▶ [EXERCISE BRIEF]:
Can you write out all the lines word for word, with no pictures?

■ ■ ■ ■ ■

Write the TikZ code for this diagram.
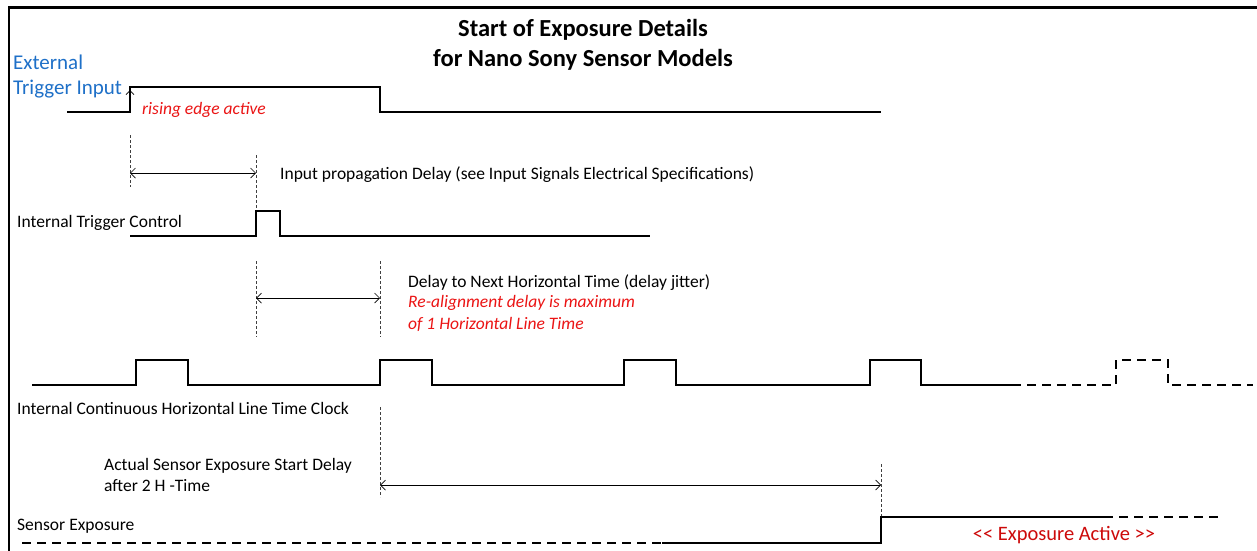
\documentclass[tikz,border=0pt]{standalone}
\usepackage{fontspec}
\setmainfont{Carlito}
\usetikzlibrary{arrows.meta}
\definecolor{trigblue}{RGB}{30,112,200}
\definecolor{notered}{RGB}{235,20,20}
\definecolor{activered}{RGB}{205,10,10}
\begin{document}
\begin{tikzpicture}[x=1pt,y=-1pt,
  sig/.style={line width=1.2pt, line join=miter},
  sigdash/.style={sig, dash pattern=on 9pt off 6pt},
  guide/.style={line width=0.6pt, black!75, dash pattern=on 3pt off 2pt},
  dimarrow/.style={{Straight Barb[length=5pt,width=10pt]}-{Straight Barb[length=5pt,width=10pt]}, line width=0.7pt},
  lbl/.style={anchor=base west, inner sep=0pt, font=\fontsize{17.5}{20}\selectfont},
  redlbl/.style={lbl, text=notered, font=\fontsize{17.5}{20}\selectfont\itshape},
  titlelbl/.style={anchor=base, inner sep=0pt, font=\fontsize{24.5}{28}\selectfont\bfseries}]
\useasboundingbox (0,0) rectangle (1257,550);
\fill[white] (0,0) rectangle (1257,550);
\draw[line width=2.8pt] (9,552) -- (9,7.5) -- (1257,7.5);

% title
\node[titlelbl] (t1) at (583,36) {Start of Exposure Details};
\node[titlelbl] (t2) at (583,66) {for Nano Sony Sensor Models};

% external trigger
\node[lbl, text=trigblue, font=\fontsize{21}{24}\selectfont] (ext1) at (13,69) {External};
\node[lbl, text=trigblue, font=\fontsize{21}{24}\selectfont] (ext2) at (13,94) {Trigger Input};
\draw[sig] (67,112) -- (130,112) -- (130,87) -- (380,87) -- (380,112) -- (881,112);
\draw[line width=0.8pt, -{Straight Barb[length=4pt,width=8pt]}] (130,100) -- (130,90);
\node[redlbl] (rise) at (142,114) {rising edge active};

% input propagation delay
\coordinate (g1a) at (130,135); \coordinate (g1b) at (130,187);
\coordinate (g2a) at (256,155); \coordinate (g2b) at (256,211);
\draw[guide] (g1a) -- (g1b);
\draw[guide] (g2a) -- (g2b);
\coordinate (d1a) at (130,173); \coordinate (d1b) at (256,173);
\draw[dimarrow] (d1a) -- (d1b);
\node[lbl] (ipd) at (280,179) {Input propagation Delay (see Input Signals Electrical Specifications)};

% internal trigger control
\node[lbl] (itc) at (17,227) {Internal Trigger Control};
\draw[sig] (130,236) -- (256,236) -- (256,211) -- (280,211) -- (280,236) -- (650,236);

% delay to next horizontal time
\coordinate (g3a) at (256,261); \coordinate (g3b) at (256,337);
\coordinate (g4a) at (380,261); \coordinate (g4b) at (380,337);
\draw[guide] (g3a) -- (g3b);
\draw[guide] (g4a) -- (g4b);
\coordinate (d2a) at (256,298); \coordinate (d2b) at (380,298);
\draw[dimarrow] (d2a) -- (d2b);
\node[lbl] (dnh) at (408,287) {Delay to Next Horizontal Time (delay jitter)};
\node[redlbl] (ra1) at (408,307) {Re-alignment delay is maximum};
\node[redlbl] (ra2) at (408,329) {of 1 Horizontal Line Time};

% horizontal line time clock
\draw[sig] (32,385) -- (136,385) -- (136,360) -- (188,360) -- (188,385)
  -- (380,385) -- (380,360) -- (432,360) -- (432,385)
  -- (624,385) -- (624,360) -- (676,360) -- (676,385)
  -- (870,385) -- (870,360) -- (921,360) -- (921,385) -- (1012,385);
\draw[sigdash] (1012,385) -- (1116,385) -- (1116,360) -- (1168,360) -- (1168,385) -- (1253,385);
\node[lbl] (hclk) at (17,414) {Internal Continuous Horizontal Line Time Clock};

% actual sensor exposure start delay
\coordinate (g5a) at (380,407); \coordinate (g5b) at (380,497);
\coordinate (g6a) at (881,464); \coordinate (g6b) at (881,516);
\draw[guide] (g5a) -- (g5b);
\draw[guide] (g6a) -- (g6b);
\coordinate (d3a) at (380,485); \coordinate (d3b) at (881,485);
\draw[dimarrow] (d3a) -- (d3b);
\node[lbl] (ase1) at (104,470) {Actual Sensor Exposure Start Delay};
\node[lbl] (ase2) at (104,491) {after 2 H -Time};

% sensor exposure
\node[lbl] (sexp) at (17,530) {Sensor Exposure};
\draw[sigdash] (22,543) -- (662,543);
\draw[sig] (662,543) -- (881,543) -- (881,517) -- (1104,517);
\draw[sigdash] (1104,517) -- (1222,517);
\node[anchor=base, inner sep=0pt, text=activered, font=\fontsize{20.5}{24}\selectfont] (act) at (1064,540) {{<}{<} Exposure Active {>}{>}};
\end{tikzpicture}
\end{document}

■ ■ ■ ■ ■

▶ [FULL OUTPUT]:
Write the TikZ code for this diagram.
\documentclass[tikz,border=0pt]{standalone}
\usepackage{fontspec}
\setmainfont{Carlito}
\usetikzlibrary{arrows.meta}
\definecolor{trigblue}{RGB}{30,112,200}
\definecolor{notered}{RGB}{235,20,20}
\definecolor{activered}{RGB}{205,10,10}
\begin{document}
\begin{tikzpicture}[x=1pt,y=-1pt,
  sig/.style={line width=1.2pt, line join=miter},
  sigdash/.style={sig, dash pattern=on 9pt off 6pt},
  guide/.style={line width=0.6pt, black!75, dash pattern=on 3pt off 2pt},
  dimarrow/.style={{Straight Barb[length=5pt,width=10pt]}-{Straight Barb[length=5pt,width=10pt]}, line width=0.7pt},
  lbl/.style={anchor=base west, inner sep=0pt, font=\fontsize{17.5}{20}\selectfont},
  redlbl/.style={lbl, text=notered, font=\fontsize{17.5}{20}\selectfont\itshape},
  titlelbl/.style={anchor=base, inner sep=0pt, font=\fontsize{24.5}{28}\selectfont\bfseries}]
\useasboundingbox (0,0) rectangle (1257,550);
\fill[white] (0,0) rectangle (1257,550);
\draw[line width=2.8pt] (9,552) -- (9,7.5) -- (1257,7.5);

% title
\node[titlelbl] (t1) at (583,36) {Start of Exposure Details};
\node[titlelbl] (t2) at (583,66) {for Nano Sony Sensor Models};

% external trigger
\node[lbl, text=trigblue, font=\fontsize{21}{24}\selectfont] (ext1) at (13,69) {External};
\node[lbl, text=trigblue, font=\fontsize{21}{24}\selectfont] (ext2) at (13,94) {Trigger Input};
\draw[sig] (67,112) -- (130,112) -- (130,87) -- (380,87) -- (380,112) -- (881,112);
\draw[line width=0.8pt, -{Straight Barb[length=4pt,width=8pt]}] (130,100) -- (130,90);
\node[redlbl] (rise) at (142,114) {rising edge active};

% input propagation delay
\coordinate (g1a) at (130,135); \coordinate (g1b) at (130,187);
\coordinate (g2a) at (256,155); \coordinate (g2b) at (256,211);
\draw[guide] (g1a) -- (g1b);
\draw[guide] (g2a) -- (g2b);
\coordinate (d1a) at (130,173); \coordinate (d1b) at (256,173);
\draw[dimarrow] (d1a) -- (d1b);
\node[lbl] (ipd) at (280,179) {Input propagation Delay (see Input Signals Electrical Specifications)};

% internal trigger control
\node[lbl] (itc) at (17,227) {Internal Trigger Control};
\draw[sig] (130,236) -- (256,236) -- (256,211) -- (280,211) -- (280,236) -- (650,236);

% delay to next horizontal time
\coordinate (g3a) at (256,261); \coordinate (g3b) at (256,337);
\coordinate (g4a) at (380,261); \coordinate (g4b) at (380,337);
\draw[guide] (g3a) -- (g3b);
\draw[guide] (g4a) -- (g4b);
\coordinate (d2a) at (256,298); \coordinate (d2b) at (380,298);
\draw[dimarrow] (d2a) -- (d2b);
\node[lbl] (dnh) at (408,287) {Delay to Next Horizontal Time (delay jitter)};
\node[redlbl] (ra1) at (408,307) {Re-alignment delay is maximum};
\node[redlbl] (ra2) at (408,329) {of 1 Horizontal Line Time};

% horizontal line time clock
\draw[sig] (32,385) -- (136,385) -- (136,360) -- (188,360) -- (188,385)
  -- (380,385) -- (380,360) -- (432,360) -- (432,385)
  -- (624,385) -- (624,360) -- (676,360) -- (676,385)
  -- (870,385) -- (870,360) -- (921,360) -- (921,385) -- (1012,385);
\draw[sigdash] (1012,385) -- (1116,385) -- (1116,360) -- (1168,360) -- (1168,385) -- (1253,385);
\node[lbl] (hclk) at (17,414) {Internal Continuous Horizontal Line Time Clock};

% actual sensor exposure start delay
\coordinate (g5a) at (380,407); \coordinate (g5b) at (380,497);
\coordinate (g6a) at (881,464); \coordinate (g6b) at (881,516);
\draw[guide] (g5a) -- (g5b);
\draw[guide] (g6a) -- (g6b);
\coordinate (d3a) at (380,485); \coordinate (d3b) at (881,485);
\draw[dimarrow] (d3a) -- (d3b);
\node[lbl] (ase1) at (104,470) {Actual Sensor Exposure Start Delay};
\node[lbl] (ase2) at (104,491) {after 2 H -Time};

% sensor exposure
\node[lbl] (sexp) at (17,530) {Sensor Exposure};
\draw[sigdash] (22,543) -- (662,543);
\draw[sig] (662,543) -- (881,543) -- (881,517) -- (1104,517);
\draw[sigdash] (1104,517) -- (1222,517);
\node[anchor=base, inner sep=0pt, text=activered, font=\fontsize{20.5}{24}\selectfont] (act) at (1064,540) {{<}{<} Exposure Active {>}{>}};
\end{tikzpicture}
\end{document}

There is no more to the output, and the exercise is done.